Par la suite, la monarchie tendant à l'absolutisme s'alliera à la bourgeoisie pour tenter de faire ce qui s'est passé en France, développant également un néo-classicisme.

En Autriche, la grande référence du baroque fut Johann Bernhard Fischer von Erlach (1656-1723), dont les réalisations suivent la victoire finale sur les forces ottomanes menaçant la capitale viennoise et contemporaines de la nécessité d'écraser les forces démocratiques des pays dominés, notamment la Bohême.

Il est à l'origine du château de Schönbrunn, sorte d'équivalent en plus réduit du château de Versailles, ainsi que de multiples monuments baroques, comme la bibliothèque royale.

La plus célèbre de ses œuvres reste cependant l'église Saint-Charles-Borromée de Vienne.

On trouve une autre église Saint-Charles-Borromée à Anvers. Datant du XVIIe siècle, elle était liée aux jésuites sous le nom d'église Saint-Ignace, et fut terminée par la principale figure du baroque belge, Pierre Huyssens (1577-1637).

Une autre église Saint-Ignace, du même architecte, existe à Namur (désormais sous le nom d'église Saint-Loup).

Charles Baudelaire, dans ses notes de voyage, remarque ainsi :

« Saint-Loup. Merveille sinistre et galante. Saint-Loup diffère de tout ce que j'ai vu des jésuites. L'intérieur d'un catafalque [estrade funéraire où est posé le cercueil] brodé de noir, de rosé et d'argent. Confessionnaux, tous d'un style varié, fin, subtil, baroque, une antiquité nouvelle. L'église du Béguinage de Bruxelles est une communiante. Saint-Loup est un terrible et délicieux catafalque. »

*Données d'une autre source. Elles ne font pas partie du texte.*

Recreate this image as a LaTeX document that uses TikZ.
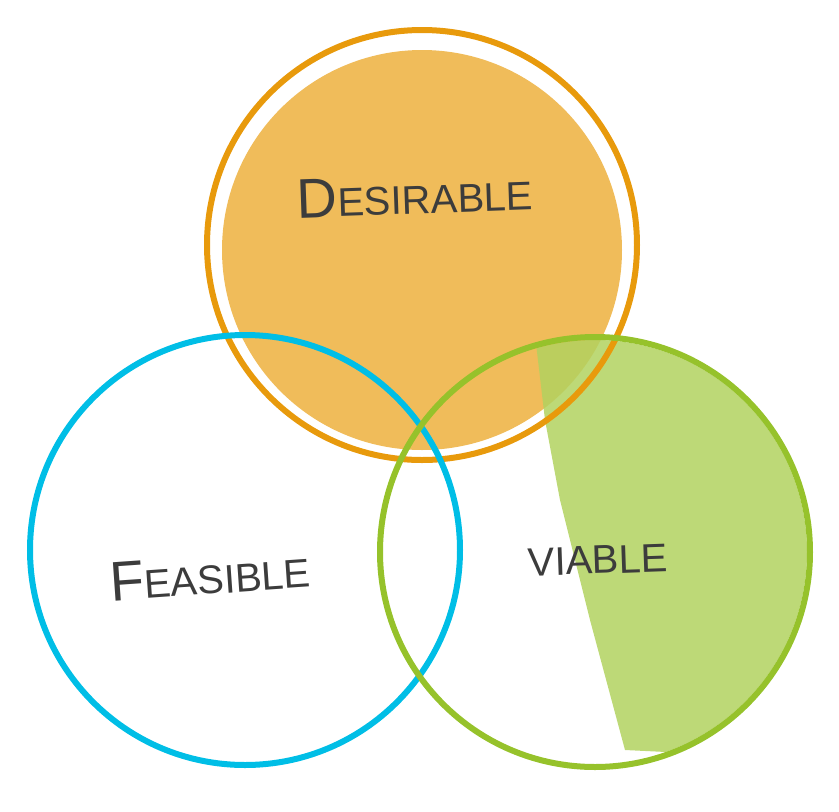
\documentclass[tikz,border=0pt]{standalone}
\usepackage{fontspec}
\setmainfont{Liberation Sans}
\definecolor{desirorange}{RGB}{232, 154, 12}
\definecolor{desirfill}{RGB}{240, 188, 90}
\definecolor{feascyan}{RGB}{0, 190, 230}
\definecolor{viagreen}{RGB}{150, 194, 43}
\definecolor{viafill}{RGB}{178, 210, 95}
\definecolor{inkgray}{RGB}{60, 60, 60}

\begin{document}
\begin{tikzpicture}[
    x=1pt, y=-1pt,
    ring/.style={draw, line width=6pt},
    tag/.style={font=\fontsize{40}{40}\selectfont, text=inkgray, rotate=10}
]
\useasboundingbox (0,0) rectangle (839,812);

% fills
\fill[desirfill] (422,250) circle[radius=200];
\begin{scope}
  \clip (595,552) circle[radius=212];
  \fill[viafill, opacity=0.85] (535,335) -- (545,420) -- (560,500) -- (590,620)
    -- (625,750) -- (830,760) -- (830,330) -- cycle;
\end{scope}

% circles
\draw[ring, draw=desirorange] (422,245) circle[radius=215] node (desir) {};
\draw[ring, draw=feascyan] (245,550) circle[radius=215] node (feas) {};
\draw[ring, draw=viagreen] (595,552) circle[radius=215] node (via) {};

% labels
\node[tag, rotate=-8] (desirlbl) at (415,195) {{\fontsize{56}{56}\selectfont D}ESIRABLE};
\node[tag, rotate=-6] (feaslbl) at (210,575) {{\fontsize{56}{56}\selectfont F}EASIBLE};
\node[tag, rotate=-8] (vialbl) at (598,560) {VIABLE};

\end{tikzpicture}
\end{document}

En Belgique, on trouve également François Duquesnoy, artiste directement soutenu par l'Autriche qui dominait alors le pays. Voici son Saint-André.

Voici sa Sainte-Suzanne.

On a encore Jean Del Cour, qui fut un élève du Bernin. On ne peut qu'être frappé par le très haut niveau culturel que l'on trouve ici.

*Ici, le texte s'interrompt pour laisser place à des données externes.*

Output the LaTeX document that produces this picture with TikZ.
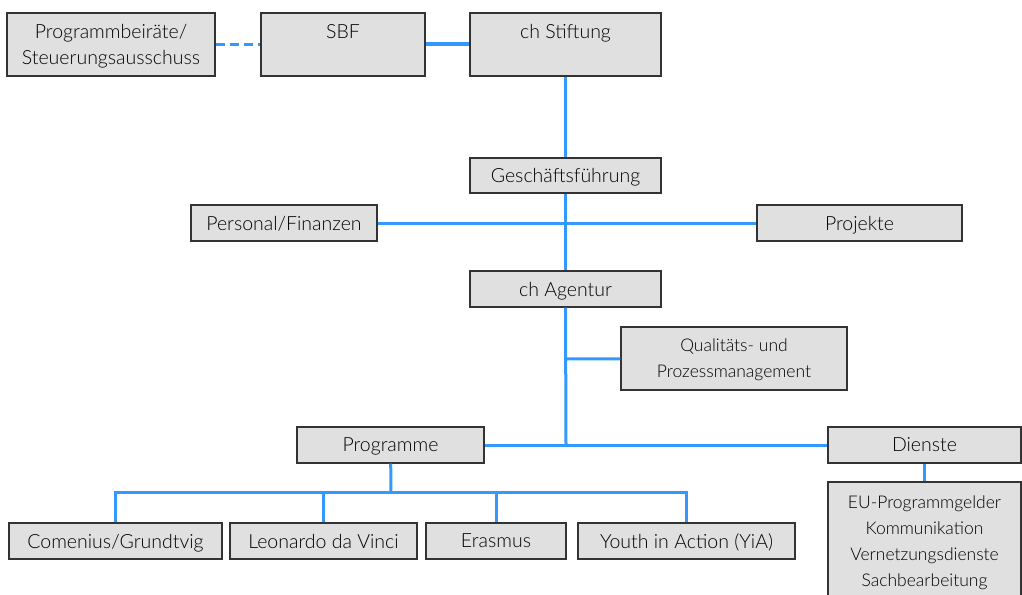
\documentclass[tikz,border=0pt]{standalone}
\usepackage{fontspec}
\setmainfont{Lato Light}
\definecolor{linkblue}{RGB}{51,153,255}
\definecolor{boxgray}{RGB}{224,224,224}
\tikzset{
    box/.style={draw=black!80, fill=boxgray, line width=1.2pt, inner sep=0pt,
        align=center, font=\fontsize{19.5}{26}\selectfont, minimum height=36pt,
        text depth=0pt},
    smallbox/.style={box, font=\fontsize{17.5}{26}\selectfont},
    link/.style={draw=linkblue, line width=3pt},
}
\begin{document}
\begin{tikzpicture}[x=1pt,y=-1pt]
        \useasboundingbox (0,0) rectangle (1022,594);

        \node[box,minimum width=208pt,minimum height=63pt] (beirat)   at (111,44.5)  {Programmbeiräte/\\Steuerungsausschuss};
        \node[box,minimum width=164pt,minimum height=63pt] (sbf)      at (343,44.5)  {SBF\\~};
        \node[box,minimum width=191pt,minimum height=63pt] (stiftung) at (565.5,44.5) {ch Stiftung\\~};
        \node[box,minimum width=191pt,minimum height=35pt] (gf)       at (565.5,175.5) {Geschäftsführung};
        \node[box,minimum width=186pt] (personal) at (284,223)   {Personal/Finanzen};
        \node[box,minimum width=205pt] (projekte) at (859.5,223) {Projekte};
        \node[box,minimum width=191pt] (agentur)  at (565.5,289) {ch Agentur};
        \node[smallbox,minimum width=226pt,minimum height=63pt] (quali) at (734,358.5) {Qualitäts- und\\Prozessmanagement};
        \node[box,minimum width=187pt] (programme) at (390.5,445) {Programme};
        \node[box,minimum width=193pt] (dienste)   at (924.5,445) {Dienste};
        \node[smallbox,minimum width=193pt,minimum height=118pt] (liste) at (924.5,541)
            {EU-Programmgelder\\Kommunikation\\Vernetzungsdienste\\Sachbearbeitung};
        \node[box,minimum width=213pt] (comenius) at (115.5,541) {Comenius/Grundtvig};
        \node[box,minimum width=187pt] (leonardo) at (323.5,541) {Leonardo da Vinci};
        \node[box,minimum width=140pt] (erasmus)  at (496,541)   {Erasmus};
        \node[box,minimum width=217pt] (youth)    at (686.5,541) {Youth in Action (YiA)};

        \coordinate (quer) at (566,359);
        \coordinate (mitte) at (566,445);
        \coordinate (bus) at (391,492);

        \path [link,dash pattern=on 9pt off 5pt] (beirat) edge node {} (sbf);
        \path [link,line width=4pt] (sbf) edge node {} (stiftung);
        \path [link] (stiftung) edge node {} (gf);
        \path [link] (gf) edge node {} (agentur);
        \path [link] (personal) edge node {} (projekte);
        \path [link] (agentur.south) edge node {} (mitte);
        \path [link] (quali) edge node {} (quer);
        \path [link] (programme) edge node {} (dienste);
        \path [link] (programme) edge node {} (bus);
        \path [link] (comenius.north) edge [to path={|- (\tikztotarget)}] node {} (bus);
        \path [link] (youth.north) edge [to path={|- (\tikztotarget)}] node {} (bus);
        \path [link] (leonardo.north) edge node {} (leonardo.north |- bus);
        \path [link] (erasmus.north) edge node {} (erasmus.north |- bus);
        \path [link] (dienste) edge node {} (liste);
    \end{tikzpicture}
\end{document}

Voici aussi une œuvre très expressive de Laurent Delvaux, et une autre de Guillaume Kerrickx.

Ici, le problème est de taille : la bourgeoisie nationale a dû se développer dans des conditions très difficiles, à travers la domination idéologique féodale. Elle a dû accepter le baroque, malgré elle. C'est précisément cela, si l'on regarde au moyen du matérialisme dialectique, qui a amené l'éclosion de l'art nouveau, justement en Autriche et en Belgique.

De la même manière, dans ces deux pays, on peut constater une vigoureuse vague néo-classique, portée par la bourgeoisie s'affirmant enfin contre la féodalité. La célébration de la ligne droite dans le design connaît ici un summum. Le baroque est cependant ici à considérer également nationalement : on ne peut pas comprendre la culture nationale-démocratique belge ou autrichienne sans connaître son baroque, ce qui est un paradoxe complet, puisant son origine dans la prolongement anormal historiquement de la domination de l'Eglise, aboutissant à des contorsions, des déformations culturelles, qui peuvent bien entendu (et doivent) se retourner en son contraire.

Le baroque peut être ici authentiquement beau, et même une expression populaire. La difficulté est bien entendu ici d'être en mesure de faire le tri.